● **TO BE DONE**
Copy every line of the following data that includes the string "this".

● **RECORDS**
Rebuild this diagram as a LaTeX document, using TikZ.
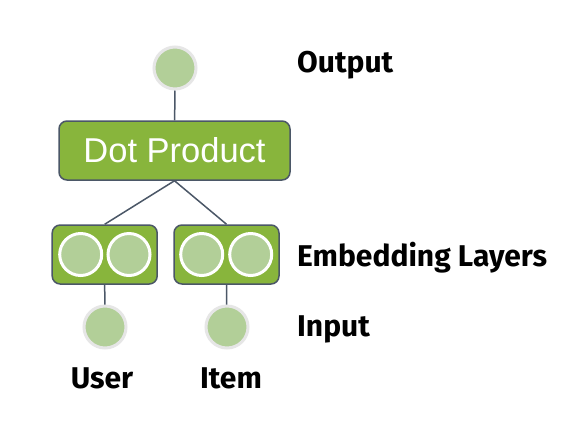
\documentclass[tikz,border=0pt]{standalone}
\usepackage{fontspec}
\setmainfont{Liberation Sans}
\newfontfamily\labfont{Fira Sans}
\definecolor{boxgreen}{HTML}{88B53C}
\definecolor{lightgreen}{HTML}{B2CF98}
\definecolor{ringgrey}{HTML}{E6E6E6}
\definecolor{edgecol}{HTML}{4B5767}
\begin{document}
\begin{tikzpicture}[x=1pt,y=-1pt,
  inp/.style={circle, fill=lightgreen, draw=ringgrey, line width=3pt, minimum size=42pt, inner sep=0pt},
  emb/.style={circle, fill=lightgreen, draw=white, line width=3pt, minimum size=42pt, inner sep=0pt},
  greenbox/.style={draw=edgecol, fill=boxgreen, line width=1.5pt, rounded corners=8pt, inner sep=0pt},
  lab/.style={anchor=base west, font=\labfont\bfseries\fontsize{30}{30}\selectfont, inner sep=0pt},
  conn/.style={draw=edgecol, line width=1.5pt}]
\useasboundingbox[fill=white] (0,0) rectangle (586,432);
% nodes
\node[greenbox, minimum width=231pt, minimum height=59pt, text=white,
      font=\fontsize{34.5}{34.5}\selectfont] (dot) at (174.5,150.5) {Dot Product};
\node[greenbox, minimum width=105pt, minimum height=59pt] (embU) at (104.7,254.5) {};
\node[greenbox, minimum width=105pt, minimum height=59pt] (embI) at (226.5,254.5) {};
\node[emb] (eu1) at (80.7,254.5) {};
\node[emb] (eu2) at (129,254.5) {};
\node[emb] (ei1) at (201.7,254.5) {};
\node[emb] (ei2) at (250.7,254.5) {};
\node[inp] (out) at (175,68) {};
\node[inp] (inU) at (105,327) {};
\node[inp] (inI) at (227,327) {};
% connectors
\draw[conn] (out) -- (dot);
\draw[conn] (dot.south) -- (embU.north);
\draw[conn] (dot.south) -- (embI.north);
\draw[conn] (embU.south) -- (inU);
\draw[conn] (embI.south) -- (inI);
% labels
\node[lab] (lout) at (297,72) {Output};
\node[lab] (lemb) at (297,266.5) {Embedding Layers};
\node[lab] (linp) at (297,336) {Input};
\node[lab, anchor=base] (luser) at (102,388) {User};
\node[lab, anchor=base] (litem) at (231,388) {Item};
\end{tikzpicture}
\end{document}
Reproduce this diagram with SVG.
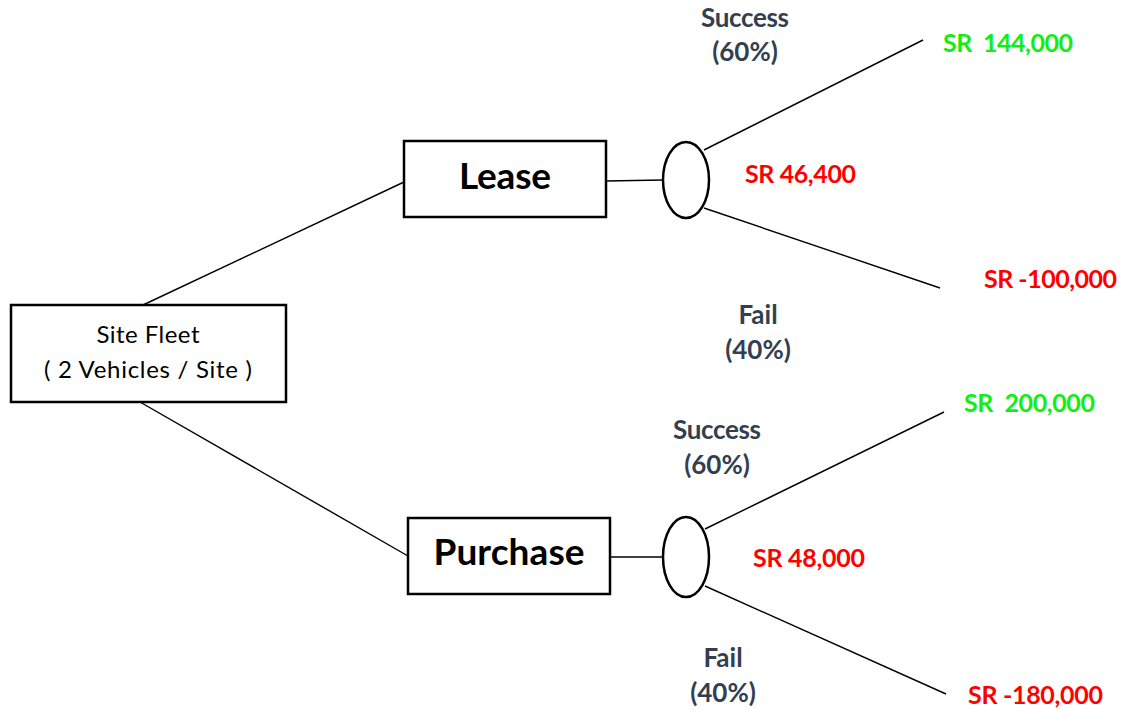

● **RESPONSE**
Rebuild this diagram as a LaTeX document, using TikZ.
Reproduce this diagram with SVG.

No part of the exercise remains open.